St. John Catholic installs new priest Date coincides with church anniversary

April 19, 1993|By Mary Gail Hare | Mary Gail Hare,Staff Writer

The sun shone brightly yesterday on the cornerstone marking the April 18, 1865, founding of St. John Catholic Church and on the Rev. Arthur F. Valenzano.

Led by Bishop P. Francis Murphy, auxiliary of the Archdiocese of Baltimore, Father Valenzano walked past the stone and down the church's center aisle as he formally assumed the leadership of the Westminster parish church.

He became the newest in a long line of pastors who have led the Catholic parish, one of the largest in the archdiocese.

He called the date of his installation -- coinciding with the church's 128th anniversary -- an ideal, although accidental, choice.

"I am both humbled and blessed to be part of a parish rich in faith, spirit and history," said the priest, who in the two months since his arrival has come to be "Father Art" for St. John's nearly 3,400 families.

About 800 of the parishioners joined yesterday's celebration of his formal installation during a Mass celebrated by the bishop.

"I want to celebrate with you this installation in the name of Archbishop William Keeler," said Bishop Murphy from an altar covered in traditional Easter flowers. "Father Art is entrusted with caring for your parish, teaching, sanctifying and leading you in the diocese and the worldwide church."

The congregation applauded after the bishop introduced a beaming Father Valenzano.

"I am glad you applauded," said the bishop with a laugh. "Now we can continue with the rest of the ceremony."

Several parishioners presented their pastor, appointed to St. John in January, with symbols of his ministry and his new position. The symbols included the formal parish documents, books of Scripture and Catholic liturgy, a priestly stole, which Father Valenzano placed around his neck, and holy oils.

As the priest held the newly presented Bible before the congregation, he gave "praise to the Lord for this holy community."

Bernadette McKeever, 7, walked solemnly up the center aisle carrying a wicker collection basket.

"We present to you this offering of our material possessions, as a sign of our willingness to share our resources," said the child, as she read her part flawlessly.

Before Mass, Bernadette had eagerly volunteered to be part of the service.

"Some people were shy, but I said, 'I'll do it,' " she said. "The bishop shook my hand when I finished."

During his brief homily -- "Father Art told me not to talk for long" -- the bishop spoke of pastoral duty.

"The pastor is the keeper and speaker of the revealed word of God," said the bishop. "Father Art brings extraordinary pastoral experience to you and great humanity to call forth the gifts of this community."

For the past six years, Father Valenzano, 43, has served as pastor of St. William of York parish in Baltimore.

After his ordination in 1975, he served as associate pastor at St.
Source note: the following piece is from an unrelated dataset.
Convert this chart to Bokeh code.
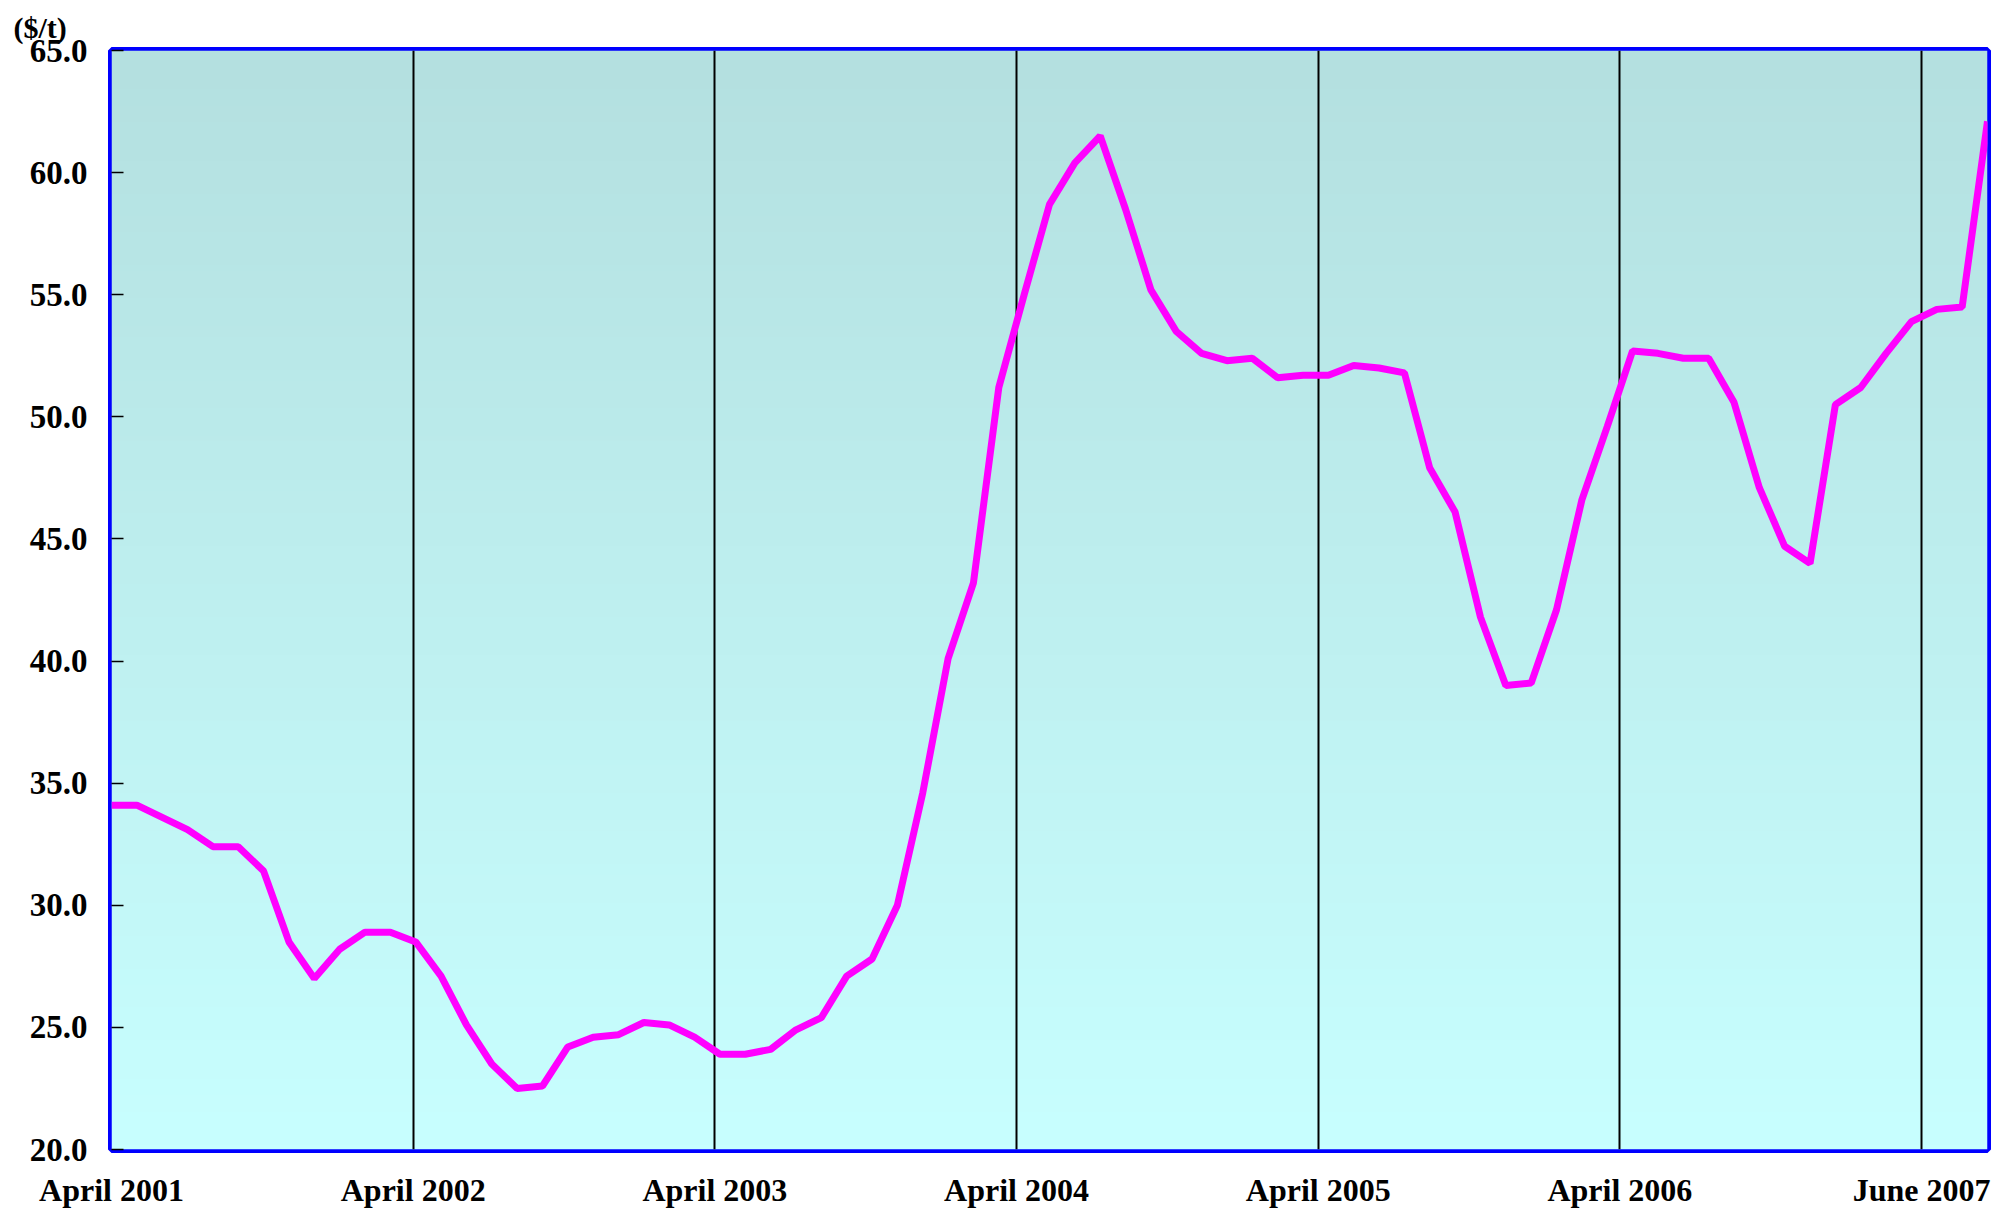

Ambrose and St. Mary of the Assumption parishes in Baltimore.

Bishop Murphy's homily also included a "grateful remembrance" of Monsignor Joseph Antoswzewski, who had served the parish "kindly and faithfully" for 20 years until his death in July.

The bishop thanked all those who had helped manage the parish in the months preceding the new pastor's appointment.

He said he had great hope for the parish, a hope symbolized by the Easter candle burning on the altar.

"It is as though we are lighting a candle after midnight and saying to the darkness, 'I beg to differ.' "

While parishioners have great expectations of their priests, the bishop reminded them, "He is not a lone ranger. He will depend on all of you."

The prelate encouraged the congregation to "work together to develop a vision of who you are and who you will be at the millennium. People without vision perish."

After the sermon, members of the new pastor's immediate family carried the Eucharistic offering to the altar.

At the end of Mass, Father Valenzano said he couldn't let his congregation leave without thanking them for his "warm welcome." He said he felt fortunate to be at St. John.

"I give thanks for the call to the priesthood and the privilege of serving God's people," he said. "I ask for your prayers and pledge my continued prayers for you."